With the exception of the Church of St. Paul at Edenton, and the Quaker settlements of Pasquotank and Perquimans, there was scarcely a point in the Albemarle region at which, in the early days of Gov. Johnston, religious services were held. Soon after the creation of Bertie precinct, as early as 1739, the Rev. Matthias Brickell became rector of St. John's parish. He was the first clergyman, west of the Chowan, who had a parish. Much of the character for morality and intelligence of the people of St. Johns, was owing to the efforts of this godly man. He possessed high social qualities and culture, and remarkable for men of his cloth, created in the minds of the people love and confidence. His church at Ahoskie saw, on each Sabbath, the people collected to listen to his advice and instructions.
Parson Brickell died years before the Revolution, but left descendants.
His oldest son, Colonel Matt. Brickell, was a leading man in the county, previous to 1775. He was a member of the First Provincial Congress, and died in the midst of the gigantic struggle for independence. One of his daughters married Major Hardy Murfree; the other was the wife of John Brown, and the great-grandmother of the late John A. Anderson, and Dr. Godwin C. Moore. His two sons, Thomas and John, were often members of the Legislature. Thomas, 1781 to '85, and John in the Senate, 1782.
For a full century the name of Brickell was known and honored in this county, but during the last fifty years has disappeared.*
He was the brother of Dr. John Brickell, one of the earliest historians of the State, who came from England to North Carolina with Governor Burrington, in 1724. (Moore's Hist. i. 50.)
Dr. Brickell lived at Edenton, where he practiced medicine. He went with a joint commission to the Cherokee Indians in Tennessee.
In sketching the men of Hertford, this record would be marred were the merits of that most exemplary gentleman, Godwin C. Moore, passed unnoticed. He was born in this county, about 1806, at the same homestead where his ancestors have lived for several generations. He was educated at the Hertford Academy in Murfreesboro, and at the University; studied medicine and graduated at the Pennsylvania University, and enjoyed a long and successful career as an able and acceptable physician. His skill in the healing art was only surpassed by his genial and generous disposition.
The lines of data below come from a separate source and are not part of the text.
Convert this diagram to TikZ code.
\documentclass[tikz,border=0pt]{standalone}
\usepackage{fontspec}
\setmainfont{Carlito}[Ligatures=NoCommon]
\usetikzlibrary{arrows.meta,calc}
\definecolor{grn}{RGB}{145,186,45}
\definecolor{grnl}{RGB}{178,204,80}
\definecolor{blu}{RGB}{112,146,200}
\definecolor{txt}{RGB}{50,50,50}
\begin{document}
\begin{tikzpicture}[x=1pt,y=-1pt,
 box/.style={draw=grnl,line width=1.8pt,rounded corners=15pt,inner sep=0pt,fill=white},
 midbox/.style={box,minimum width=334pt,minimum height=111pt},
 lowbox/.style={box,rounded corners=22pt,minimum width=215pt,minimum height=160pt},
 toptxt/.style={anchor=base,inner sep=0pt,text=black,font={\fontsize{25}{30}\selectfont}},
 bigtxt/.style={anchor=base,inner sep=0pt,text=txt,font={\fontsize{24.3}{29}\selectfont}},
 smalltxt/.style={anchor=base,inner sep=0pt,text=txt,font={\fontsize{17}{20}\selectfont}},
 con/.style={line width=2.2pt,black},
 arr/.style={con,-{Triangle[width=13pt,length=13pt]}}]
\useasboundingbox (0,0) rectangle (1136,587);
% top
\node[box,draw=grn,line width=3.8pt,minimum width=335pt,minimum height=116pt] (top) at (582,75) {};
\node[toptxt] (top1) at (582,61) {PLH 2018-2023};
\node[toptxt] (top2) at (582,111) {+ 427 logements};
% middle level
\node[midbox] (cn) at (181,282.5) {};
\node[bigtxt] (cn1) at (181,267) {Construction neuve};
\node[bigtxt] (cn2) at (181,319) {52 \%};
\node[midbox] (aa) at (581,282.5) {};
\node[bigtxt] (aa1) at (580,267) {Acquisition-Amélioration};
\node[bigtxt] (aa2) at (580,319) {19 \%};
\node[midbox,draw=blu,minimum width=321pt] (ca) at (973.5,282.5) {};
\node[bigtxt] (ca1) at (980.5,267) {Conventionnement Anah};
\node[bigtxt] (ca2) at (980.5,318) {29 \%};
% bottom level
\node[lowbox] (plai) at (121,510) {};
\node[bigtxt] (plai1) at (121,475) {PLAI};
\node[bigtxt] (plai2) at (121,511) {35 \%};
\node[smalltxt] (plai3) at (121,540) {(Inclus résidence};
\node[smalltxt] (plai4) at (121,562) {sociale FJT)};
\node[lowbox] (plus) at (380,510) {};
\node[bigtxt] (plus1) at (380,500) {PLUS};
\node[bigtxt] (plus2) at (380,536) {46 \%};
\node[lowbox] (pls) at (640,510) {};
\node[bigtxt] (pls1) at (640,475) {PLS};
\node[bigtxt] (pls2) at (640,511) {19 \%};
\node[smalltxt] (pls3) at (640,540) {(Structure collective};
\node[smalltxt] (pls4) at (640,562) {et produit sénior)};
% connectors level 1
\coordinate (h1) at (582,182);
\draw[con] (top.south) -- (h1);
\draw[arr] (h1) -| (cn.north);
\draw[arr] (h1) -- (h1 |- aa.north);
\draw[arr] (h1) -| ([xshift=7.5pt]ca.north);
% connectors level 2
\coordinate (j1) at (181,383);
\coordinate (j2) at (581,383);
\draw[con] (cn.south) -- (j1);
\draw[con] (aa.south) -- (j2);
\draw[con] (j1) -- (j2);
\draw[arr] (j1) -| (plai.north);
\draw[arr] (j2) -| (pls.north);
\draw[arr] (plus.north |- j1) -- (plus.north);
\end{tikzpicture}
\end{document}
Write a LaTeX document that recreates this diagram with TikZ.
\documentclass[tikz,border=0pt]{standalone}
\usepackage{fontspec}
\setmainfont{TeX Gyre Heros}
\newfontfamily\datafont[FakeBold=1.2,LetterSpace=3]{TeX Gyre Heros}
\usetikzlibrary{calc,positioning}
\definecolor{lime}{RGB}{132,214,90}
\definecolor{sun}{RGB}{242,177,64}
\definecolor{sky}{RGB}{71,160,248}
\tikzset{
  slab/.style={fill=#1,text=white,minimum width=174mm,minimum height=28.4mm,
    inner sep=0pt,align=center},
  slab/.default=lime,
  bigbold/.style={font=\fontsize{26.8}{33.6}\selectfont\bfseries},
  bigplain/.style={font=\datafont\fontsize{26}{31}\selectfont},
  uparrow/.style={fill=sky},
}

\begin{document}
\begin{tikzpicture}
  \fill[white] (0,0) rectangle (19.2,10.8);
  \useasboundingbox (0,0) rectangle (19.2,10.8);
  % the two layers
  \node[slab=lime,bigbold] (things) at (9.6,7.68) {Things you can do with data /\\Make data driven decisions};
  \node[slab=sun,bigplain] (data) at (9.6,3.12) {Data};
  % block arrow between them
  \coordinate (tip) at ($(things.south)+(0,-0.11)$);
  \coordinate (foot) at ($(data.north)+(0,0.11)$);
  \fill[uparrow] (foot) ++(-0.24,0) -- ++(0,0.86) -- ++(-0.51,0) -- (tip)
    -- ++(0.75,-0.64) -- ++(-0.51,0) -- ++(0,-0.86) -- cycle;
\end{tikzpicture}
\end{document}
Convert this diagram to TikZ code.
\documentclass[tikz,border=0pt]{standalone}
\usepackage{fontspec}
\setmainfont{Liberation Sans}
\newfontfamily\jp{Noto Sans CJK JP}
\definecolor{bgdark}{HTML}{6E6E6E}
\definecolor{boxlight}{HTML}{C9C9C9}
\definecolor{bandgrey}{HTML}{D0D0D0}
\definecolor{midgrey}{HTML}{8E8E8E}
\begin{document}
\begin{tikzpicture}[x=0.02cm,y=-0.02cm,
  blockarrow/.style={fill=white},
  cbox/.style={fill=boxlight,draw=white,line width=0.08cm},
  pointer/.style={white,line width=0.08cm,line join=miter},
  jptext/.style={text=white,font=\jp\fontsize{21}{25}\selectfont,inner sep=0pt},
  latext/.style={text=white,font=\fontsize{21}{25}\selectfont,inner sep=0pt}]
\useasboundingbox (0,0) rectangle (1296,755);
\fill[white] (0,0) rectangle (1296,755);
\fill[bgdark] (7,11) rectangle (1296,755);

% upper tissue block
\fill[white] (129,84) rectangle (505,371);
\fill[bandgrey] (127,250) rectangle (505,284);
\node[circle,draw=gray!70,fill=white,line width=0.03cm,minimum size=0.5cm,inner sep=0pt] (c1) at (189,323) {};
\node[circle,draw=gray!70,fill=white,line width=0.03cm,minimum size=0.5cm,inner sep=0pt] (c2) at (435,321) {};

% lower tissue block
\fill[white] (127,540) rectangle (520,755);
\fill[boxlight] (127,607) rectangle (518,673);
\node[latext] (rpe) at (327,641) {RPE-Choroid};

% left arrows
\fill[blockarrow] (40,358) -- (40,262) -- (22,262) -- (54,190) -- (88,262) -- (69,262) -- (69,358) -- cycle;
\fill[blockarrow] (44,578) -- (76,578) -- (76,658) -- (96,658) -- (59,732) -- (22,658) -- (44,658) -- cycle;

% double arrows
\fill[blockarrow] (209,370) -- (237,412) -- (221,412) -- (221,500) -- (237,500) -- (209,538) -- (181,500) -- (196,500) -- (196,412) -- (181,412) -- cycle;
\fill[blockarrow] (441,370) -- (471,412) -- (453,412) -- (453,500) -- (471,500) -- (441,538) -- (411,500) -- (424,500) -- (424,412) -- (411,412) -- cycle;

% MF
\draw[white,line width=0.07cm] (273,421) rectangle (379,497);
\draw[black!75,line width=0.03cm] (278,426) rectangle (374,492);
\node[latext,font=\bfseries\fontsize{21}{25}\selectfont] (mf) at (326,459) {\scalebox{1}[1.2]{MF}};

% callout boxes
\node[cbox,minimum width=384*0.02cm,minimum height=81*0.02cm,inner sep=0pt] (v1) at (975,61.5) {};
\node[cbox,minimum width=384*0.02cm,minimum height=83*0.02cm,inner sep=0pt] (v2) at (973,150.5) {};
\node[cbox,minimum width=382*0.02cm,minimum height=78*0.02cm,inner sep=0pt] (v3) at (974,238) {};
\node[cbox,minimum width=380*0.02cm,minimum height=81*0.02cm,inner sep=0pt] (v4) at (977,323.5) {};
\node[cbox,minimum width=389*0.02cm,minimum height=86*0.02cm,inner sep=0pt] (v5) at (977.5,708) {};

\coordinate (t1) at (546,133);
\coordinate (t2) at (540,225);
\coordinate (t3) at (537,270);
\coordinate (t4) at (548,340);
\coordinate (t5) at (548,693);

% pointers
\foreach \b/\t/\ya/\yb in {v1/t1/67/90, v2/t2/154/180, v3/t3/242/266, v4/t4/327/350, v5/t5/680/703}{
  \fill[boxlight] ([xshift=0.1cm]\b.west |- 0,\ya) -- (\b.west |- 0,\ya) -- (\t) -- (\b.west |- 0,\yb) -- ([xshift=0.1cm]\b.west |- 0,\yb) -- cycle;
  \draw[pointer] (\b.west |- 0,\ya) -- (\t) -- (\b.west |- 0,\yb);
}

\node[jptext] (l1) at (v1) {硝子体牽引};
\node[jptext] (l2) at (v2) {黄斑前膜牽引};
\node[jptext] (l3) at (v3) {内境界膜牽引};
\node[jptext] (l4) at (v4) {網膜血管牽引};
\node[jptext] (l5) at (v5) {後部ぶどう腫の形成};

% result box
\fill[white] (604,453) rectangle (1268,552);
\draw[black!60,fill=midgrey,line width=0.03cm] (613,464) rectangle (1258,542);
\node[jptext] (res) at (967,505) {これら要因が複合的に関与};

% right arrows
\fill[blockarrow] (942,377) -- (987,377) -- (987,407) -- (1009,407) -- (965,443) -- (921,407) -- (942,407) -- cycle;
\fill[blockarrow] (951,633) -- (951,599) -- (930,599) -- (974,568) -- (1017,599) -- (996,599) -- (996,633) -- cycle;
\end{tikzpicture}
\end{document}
He entered public life as a member of the House of Commons, 1831, in the Senate of 1842; and again in the Commons in 1866. Modest and retiring in his disposition, he never was ambitious of political favor; his was the popularity that sought him, not that which was pursued. In 1837 he was urged, and did become a candidate for Congress, against Hon. Samuel T. Sawyer. And again, against Hon. Kenneth Rayner; the canvass was irksome, and no one regretted his defeat less than himself.
In 1832 he married Julia, daughter of John Wheeler, Esq., who realizes in her lovely character, her unstinted kindness, womanly modesty and affectionate disposition, every virtue that adorns her sex. Numerous children have grown up around them, and among them, not the least, is Major John W. Moore, the author of a History of the State, and of "Historical Sketches of Hertford County."
Dr. Moore was an exemplary member of the Baptist Church, and for forty years continuously elected Moderator of the Chowan Association.
He died May 26, 1880.
In addition to Captain Frazer, (See ante, page 214) the general restoration of peace in the Revolutionary war, brought no joy to John Brown, of Cuttawiskey Marsh. He was an ardent Tory. He was of gentle lineage and some culture, and had been for many years, during the reign of George II., an officer in the army. After the Colloden Campaign, disabled by wounds, he retired on half pay.